Date: Wed, 14 Jun 1995 04:37:57 -0400


Subject: Re: new phrase

One problem, abstruse as it may, with "email" sans hyphen or cap E, is that it

looks too much like the French word for enamel, as in those beautiful Limoges

plates in the Frick (for you New Yorkers) and elsewhere. Anyway, the pattern

would presumably call for a hyphen and/or cap E. After all it's D-Day, not

dday, g-man (perhaps a better fit, since that's a description like e-mail

rather than a name like D-Day), K rations (not krations),... I think it's

productive, too: I've seen b-day and B-day (for birthday).

but...i (and those in my great sphere of influence) use bday and cmas

(christmas)--the former is quite wide spread among those who mark the

joyous season of lynneukah (otherwise known as the 8 days of lynne's

bday). (only 110 shopping days left! shop now and avoid the rush.)
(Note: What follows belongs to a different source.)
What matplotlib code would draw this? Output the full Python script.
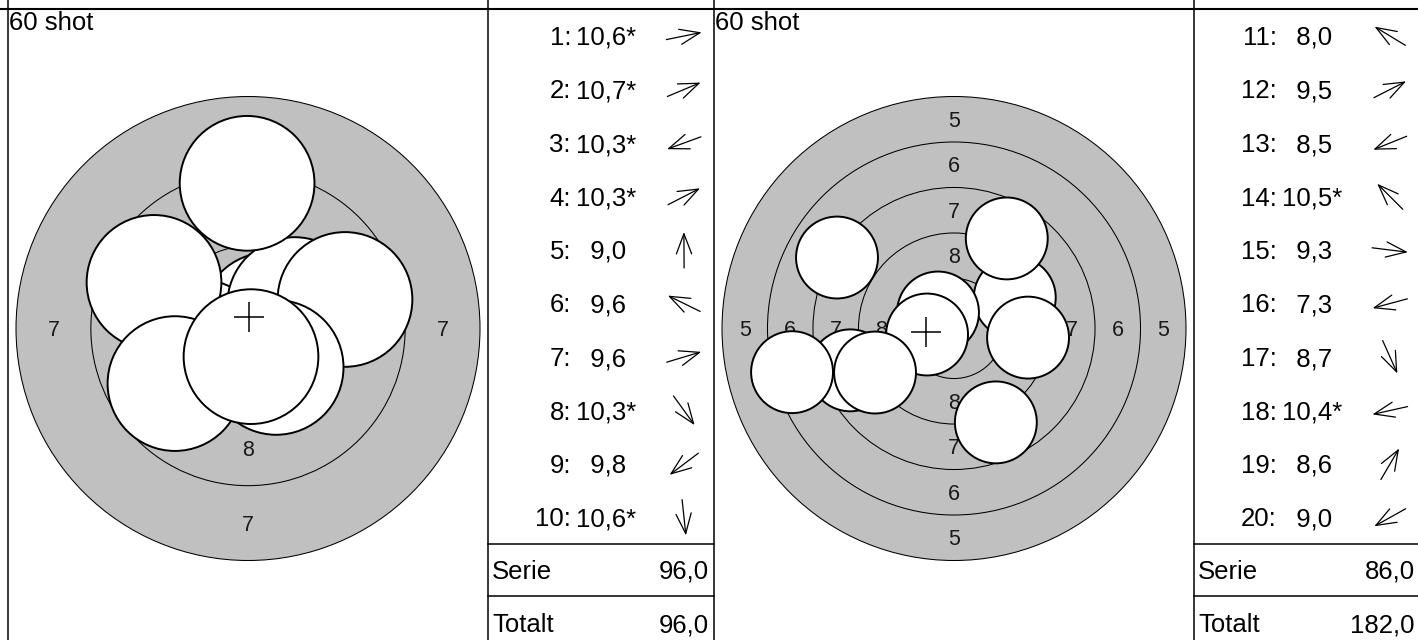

these are better than "krations" because, in english, you'd have to

syllabify the "b" before "day" and the "c" before "mas", but the

"kr-" works as an initial cluster. (the k rations e.g., is kind of

cheating, though because it's not hyphenated in the first place.)

similarly, email will work because you can pronounce it as spelt.

i'm trying to think of other things that might start with hyphen-

separated vowels in order to test this but cannot. aline (a-line)

skirt would not work, but the spelling indicates that the "a" should

be short, so that might explain that. we'd need other cases where

the spelling rules don't conflict with the dehyphenization.